* _EXERCISE AIM_
Transcribe the listing verbatim. Do not carry over any pictures.

☆ ☆ ☆

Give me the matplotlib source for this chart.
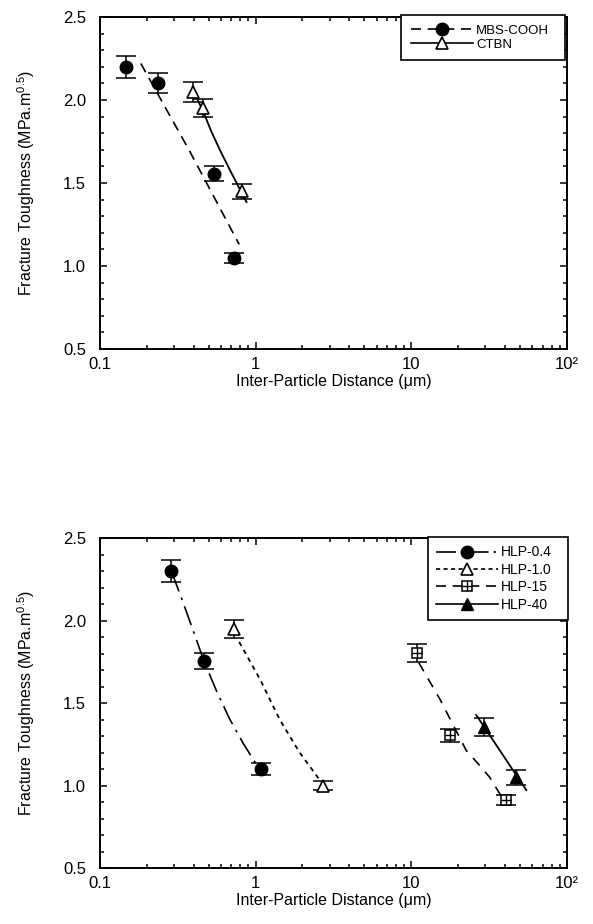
import numpy as np
import matplotlib
matplotlib.use("Agg")
import matplotlib.pyplot as plt
from matplotlib.lines import Line2D
from matplotlib.ticker import FixedLocator, FixedFormatter, LogLocator, MultipleLocator, NullFormatter

plt.rcParams['font.family'] = ['Liberation Sans', 'DejaVu Sans']
plt.rcParams['mathtext.fontset'] = 'custom'
plt.rcParams['mathtext.rm'] = 'Liberation Sans'
plt.rcParams['mathtext.it'] = 'Liberation Sans:italic'

# ---- top panel data ----
mbs_x = [0.148, 0.237, 0.542, 0.73]
mbs_y = [2.20, 2.10, 1.555, 1.05]
mbs_err = [0.065, 0.06, 0.045, 0.03]
mbs_fit_x = [0.183, 0.378, 0.785]
mbs_fit_y = [2.22, 1.69, 1.13]

ctbn_x = [0.394, 0.461, 0.813]
ctbn_y = [2.05, 1.95, 1.45]
ctbn_err = [0.06, 0.055, 0.045]
ctbn_fit_x = [0.395, 0.43, 0.461, 0.52, 0.589, 0.70, 0.875]
ctbn_fit_y = [2.08, 1.99, 1.93, 1.81, 1.70, 1.56, 1.385]

# ---- bottom panel data ----
h04_x = [0.286, 0.468, 1.09]
h04_y = [2.30, 1.755, 1.10]
h04_err = [0.065, 0.05, 0.035]
h04_fit_x = [0.29, 0.33, 0.39, 0.468, 0.56, 0.684, 0.84, 1.01]
h04_fit_y = [2.29, 2.15, 1.96, 1.75, 1.575, 1.40, 1.25, 1.13]

h10_x = [0.73, 2.72]
h10_y = [1.95, 1.00]
h10_err = [0.055, 0.025]
h10_fit_x = [0.785, 1.067, 1.43, 1.92, 2.65]
h10_fit_y = [1.87, 1.645, 1.40, 1.20, 1.02]

h15_x = [10.9, 17.7, 40.9]
h15_y = [1.805, 1.305, 0.91]
h15_err = [0.055, 0.04, 0.03]
h15_fit_x = [11.2, 15.3, 22.6, 26.9, 32.0, 38.0]
h15_fit_y = [1.745, 1.524, 1.213, 1.133, 1.05, 0.935]

h40_x = [29.2, 47.4]
h40_y = [1.355, 1.05]
h40_err = [0.055, 0.045]
h40_fit_x = [26.2, 55.0]
h40_fit_y = [1.428, 0.972]

xtick_vals = [0.1, 1, 10, 100]
xtick_labels = ['0.1', '1', '10', '10\u00b2']

fig = plt.figure(figsize=(5.93, 9.24), dpi=100)
ax1 = fig.add_axes([0.1686, 0.6223, 0.787, 0.3593])
ax2 = fig.add_axes([0.1686, 0.0606, 0.787, 0.3571])


def style_axes(ax):
    ax.set_xscale('log')
    ax.set_xlim(0.1, 100)
    ax.set_ylim(0.5, 2.5)
    ax.xaxis.set_major_locator(FixedLocator(xtick_vals))
    ax.xaxis.set_major_formatter(FixedFormatter(xtick_labels))
    ax.xaxis.set_minor_locator(LogLocator(base=10, subs=np.arange(2, 10)))
    ax.xaxis.set_minor_formatter(NullFormatter())
    ax.yaxis.set_major_locator(MultipleLocator(0.5))
    ax.yaxis.set_minor_locator(MultipleLocator(0.1))
    ax.yaxis.set_major_formatter(plt.FormatStrFormatter('%.1f'))
    ax.tick_params(which='both', direction='in', top=True, right=True, width=1.1)
    ax.tick_params(which='major', length=5)
    ax.tick_params(which='minor', length=3)
    ax.tick_params(axis='x', labelsize=12, pad=6)
    ax.tick_params(axis='y', labelsize=12, pad=10)
    for s in ax.spines.values():
        s.set_linewidth(1.4)
    ax.set_xlabel('Inter-Particle Distance (\u03bcm)', fontsize=11.5)
    ax.set_ylabel('Fracture Toughness (MPa.m$^{0.5}$)', fontsize=11.5)
    ax.yaxis.set_label_coords(-0.135, 0.5)
    ax.xaxis.set_label_coords(0.5, -0.075)


def err(ax, x, y, e):
    ax.errorbar(x, y, yerr=e, fmt='none', ecolor='k', elinewidth=1.1,
                capsize=7.5, capthick=1.1)


style_axes(ax1)
style_axes(ax2)

# top panel
ax1.plot(mbs_fit_x, mbs_fit_y, color='k', lw=1.2, dashes=(6, 4))
ax1.plot(ctbn_fit_x, ctbn_fit_y, color='k', lw=1.3, ls='-')
err(ax1, mbs_x, mbs_y, mbs_err)
err(ax1, ctbn_x, ctbn_y, ctbn_err)
ax1.plot(mbs_x, mbs_y, 'o', color='k', ms=9, zorder=5)
ax1.plot(ctbn_x, ctbn_y, '^', mfc='white', mec='k', mew=1.2, ms=8.5, zorder=5)

hl_mbs = Line2D([], [], color='k', lw=1.2, dashes=(6, 4), marker='o', ms=9)
hl_ctbn = Line2D([], [], color='k', lw=1.2, marker='^', mfc='white', mew=1.2, ms=8.5)
ax1.legend([hl_mbs, hl_ctbn], ['MBS-COOH', 'CTBN'], loc='upper right',
           bbox_to_anchor=(0.646, 0.0, 0.35, 1.005), mode='expand',
           fontsize=9.5, handlelength=4.7, handletextpad=0.25, labelspacing=0.12,
           borderpad=0.7, borderaxespad=0, fancybox=False, framealpha=1,
           edgecolor='k').get_frame().set_linewidth(1.2)

# bottom panel
ax2.plot(h04_fit_x, h04_fit_y, color='k', lw=1.2, dashes=(12, 4, 1.5, 4))
ax2.plot(h10_fit_x, h10_fit_y, color='k', lw=1.3, dashes=(2.5, 2.5))
ax2.plot(h15_fit_x, h15_fit_y, color='k', lw=1.2, dashes=(6, 5))
ax2.plot(h40_fit_x, h40_fit_y, color='k', lw=1.3, ls='-')
err(ax2, h04_x, h04_y, h04_err)
err(ax2, h10_x, h10_y, h10_err)
err(ax2, h15_x, h15_y, h15_err)
err(ax2, h40_x, h40_y, h40_err)
ax2.plot(h04_x, h04_y, 'o', color='k', ms=9, zorder=5)
ax2.plot(h10_x, h10_y, '^', mfc='white', mec='k', mew=1.2, ms=8.5, zorder=5)
ax2.plot(h15_x, h15_y, 's', mfc='white', mec='k', mew=1.1, ms=7, zorder=5)
ax2.plot(h15_x, h15_y, '+', color='k', mew=1.0, ms=7, zorder=6)
ax2.plot(h40_x, h40_y, '^', color='k', ms=8.5, zorder=5)

hl_04 = Line2D([], [], color='k', lw=1.2, dashes=(12, 3, 1.5, 3), marker='o', ms=9)
hl_10 = Line2D([], [], color='k', lw=1.2, dashes=(2.5, 2), marker='^', mfc='white', mew=1.2, ms=8.5)
hl_15a = Line2D([], [], color='k', lw=1.2, dashes=(6, 4), marker='s', mfc='white', mew=1.1, ms=7)
hl_15b = Line2D([], [], ls='none', color='k', marker='+', mew=1.0, ms=7)
hl_40 = Line2D([], [], color='k', lw=1.2, marker='^', ms=8.5)
ax2.legend([hl_04, hl_10, (hl_15a, hl_15b), hl_40], ['HLP-0.4', 'HLP-1.0', 'HLP-15', 'HLP-40'],
           loc='upper right', bbox_to_anchor=(0.702, 0.0, 0.30, 1.003), mode='expand',
           fontsize=10, handlelength=4.5, handletextpad=0.2, labelspacing=0.25,
           borderpad=0.6, borderaxespad=0, fancybox=False, framealpha=1,
           edgecolor='k').get_frame().set_linewidth(1.2)

fig.savefig('out.png', dpi=100)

☆ ☆ ☆

* _WRITTEN RESPONSE_
Give me the matplotlib source for this chart.
import numpy as np
import matplotlib
matplotlib.use("Agg")
import matplotlib.pyplot as plt
from matplotlib.lines import Line2D
from matplotlib.ticker import FixedLocator, FixedFormatter, LogLocator, MultipleLocator, NullFormatter

plt.rcParams['font.family'] = ['Liberation Sans', 'DejaVu Sans']
plt.rcParams['mathtext.fontset'] = 'custom'
plt.rcParams['mathtext.rm'] = 'Liberation Sans'
plt.rcParams['mathtext.it'] = 'Liberation Sans:italic'

# ---- top panel data ----
mbs_x = [0.148, 0.237, 0.542, 0.73]
mbs_y = [2.20, 2.10, 1.555, 1.05]
mbs_err = [0.065, 0.06, 0.045, 0.03]
mbs_fit_x = [0.183, 0.378, 0.785]
mbs_fit_y = [2.22, 1.69, 1.13]

ctbn_x = [0.394, 0.461, 0.813]
ctbn_y = [2.05, 1.95, 1.45]
ctbn_err = [0.06, 0.055, 0.045]
ctbn_fit_x = [0.395, 0.43, 0.461, 0.52, 0.589, 0.70, 0.875]
ctbn_fit_y = [2.08, 1.99, 1.93, 1.81, 1.70, 1.56, 1.385]

# ---- bottom panel data ----
h04_x = [0.286, 0.468, 1.09]
h04_y = [2.30, 1.755, 1.10]
h04_err = [0.065, 0.05, 0.035]
h04_fit_x = [0.29, 0.33, 0.39, 0.468, 0.56, 0.684, 0.84, 1.01]
h04_fit_y = [2.29, 2.15, 1.96, 1.75, 1.575, 1.40, 1.25, 1.13]

h10_x = [0.73, 2.72]
h10_y = [1.95, 1.00]
h10_err = [0.055, 0.025]
h10_fit_x = [0.785, 1.067, 1.43, 1.92, 2.65]
h10_fit_y = [1.87, 1.645, 1.40, 1.20, 1.02]

h15_x = [10.9, 17.7, 40.9]
h15_y = [1.805, 1.305, 0.91]
h15_err = [0.055, 0.04, 0.03]
h15_fit_x = [11.2, 15.3, 22.6, 26.9, 32.0, 38.0]
h15_fit_y = [1.745, 1.524, 1.213, 1.133, 1.05, 0.935]

h40_x = [29.2, 47.4]
h40_y = [1.355, 1.05]
h40_err = [0.055, 0.045]
h40_fit_x = [26.2, 55.0]
h40_fit_y = [1.428, 0.972]

xtick_vals = [0.1, 1, 10, 100]
xtick_labels = ['0.1', '1', '10', '10\u00b2']

fig = plt.figure(figsize=(5.93, 9.24), dpi=100)
ax1 = fig.add_axes([0.1686, 0.6223, 0.787, 0.3593])
ax2 = fig.add_axes([0.1686, 0.0606, 0.787, 0.3571])


def style_axes(ax):
    ax.set_xscale('log')
    ax.set_xlim(0.1, 100)
    ax.set_ylim(0.5, 2.5)
    ax.xaxis.set_major_locator(FixedLocator(xtick_vals))
    ax.xaxis.set_major_formatter(FixedFormatter(xtick_labels))
    ax.xaxis.set_minor_locator(LogLocator(base=10, subs=np.arange(2, 10)))
    ax.xaxis.set_minor_formatter(NullFormatter())
    ax.yaxis.set_major_locator(MultipleLocator(0.5))
    ax.yaxis.set_minor_locator(MultipleLocator(0.1))
    ax.yaxis.set_major_formatter(plt.FormatStrFormatter('%.1f'))
    ax.tick_params(which='both', direction='in', top=True, right=True, width=1.1)
    ax.tick_params(which='major', length=5)
    ax.tick_params(which='minor', length=3)
    ax.tick_params(axis='x', labelsize=12, pad=6)
    ax.tick_params(axis='y', labelsize=12, pad=10)
    for s in ax.spines.values():
        s.set_linewidth(1.4)
    ax.set_xlabel('Inter-Particle Distance (\u03bcm)', fontsize=11.5)
    ax.set_ylabel('Fracture Toughness (MPa.m$^{0.5}$)', fontsize=11.5)
    ax.yaxis.set_label_coords(-0.135, 0.5)
    ax.xaxis.set_label_coords(0.5, -0.075)


def err(ax, x, y, e):
    ax.errorbar(x, y, yerr=e, fmt='none', ecolor='k', elinewidth=1.1,
                capsize=7.5, capthick=1.1)


style_axes(ax1)
style_axes(ax2)

# top panel
ax1.plot(mbs_fit_x, mbs_fit_y, color='k', lw=1.2, dashes=(6, 4))
ax1.plot(ctbn_fit_x, ctbn_fit_y, color='k', lw=1.3, ls='-')
err(ax1, mbs_x, mbs_y, mbs_err)
err(ax1, ctbn_x, ctbn_y, ctbn_err)
ax1.plot(mbs_x, mbs_y, 'o', color='k', ms=9, zorder=5)
ax1.plot(ctbn_x, ctbn_y, '^', mfc='white', mec='k', mew=1.2, ms=8.5, zorder=5)

hl_mbs = Line2D([], [], color='k', lw=1.2, dashes=(6, 4), marker='o', ms=9)
hl_ctbn = Line2D([], [], color='k', lw=1.2, marker='^', mfc='white', mew=1.2, ms=8.5)
ax1.legend([hl_mbs, hl_ctbn], ['MBS-COOH', 'CTBN'], loc='upper right',
           bbox_to_anchor=(0.646, 0.0, 0.35, 1.005), mode='expand',
           fontsize=9.5, handlelength=4.7, handletextpad=0.25, labelspacing=0.12,
           borderpad=0.7, borderaxespad=0, fancybox=False, framealpha=1,
           edgecolor='k').get_frame().set_linewidth(1.2)

# bottom panel
ax2.plot(h04_fit_x, h04_fit_y, color='k', lw=1.2, dashes=(12, 4, 1.5, 4))
ax2.plot(h10_fit_x, h10_fit_y, color='k', lw=1.3, dashes=(2.5, 2.5))
ax2.plot(h15_fit_x, h15_fit_y, color='k', lw=1.2, dashes=(6, 5))
ax2.plot(h40_fit_x, h40_fit_y, color='k', lw=1.3, ls='-')
err(ax2, h04_x, h04_y, h04_err)
err(ax2, h10_x, h10_y, h10_err)
err(ax2, h15_x, h15_y, h15_err)
err(ax2, h40_x, h40_y, h40_err)
ax2.plot(h04_x, h04_y, 'o', color='k', ms=9, zorder=5)
ax2.plot(h10_x, h10_y, '^', mfc='white', mec='k', mew=1.2, ms=8.5, zorder=5)
ax2.plot(h15_x, h15_y, 's', mfc='white', mec='k', mew=1.1, ms=7, zorder=5)
ax2.plot(h15_x, h15_y, '+', color='k', mew=1.0, ms=7, zorder=6)
ax2.plot(h40_x, h40_y, '^', color='k', ms=8.5, zorder=5)

hl_04 = Line2D([], [], color='k', lw=1.2, dashes=(12, 3, 1.5, 3), marker='o', ms=9)
hl_10 = Line2D([], [], color='k', lw=1.2, dashes=(2.5, 2), marker='^', mfc='white', mew=1.2, ms=8.5)
hl_15a = Line2D([], [], color='k', lw=1.2, dashes=(6, 4), marker='s', mfc='white', mew=1.1, ms=7)
hl_15b = Line2D([], [], ls='none', color='k', marker='+', mew=1.0, ms=7)
hl_40 = Line2D([], [], color='k', lw=1.2, marker='^', ms=8.5)
ax2.legend([hl_04, hl_10, (hl_15a, hl_15b), hl_40], ['HLP-0.4', 'HLP-1.0', 'HLP-15', 'HLP-40'],
           loc='upper right', bbox_to_anchor=(0.702, 0.0, 0.30, 1.003), mode='expand',
           fontsize=10, handlelength=4.5, handletextpad=0.2, labelspacing=0.25,
           borderpad=0.6, borderaxespad=0, fancybox=False, framealpha=1,
           edgecolor='k').get_frame().set_linewidth(1.2)

fig.savefig('out.png', dpi=100)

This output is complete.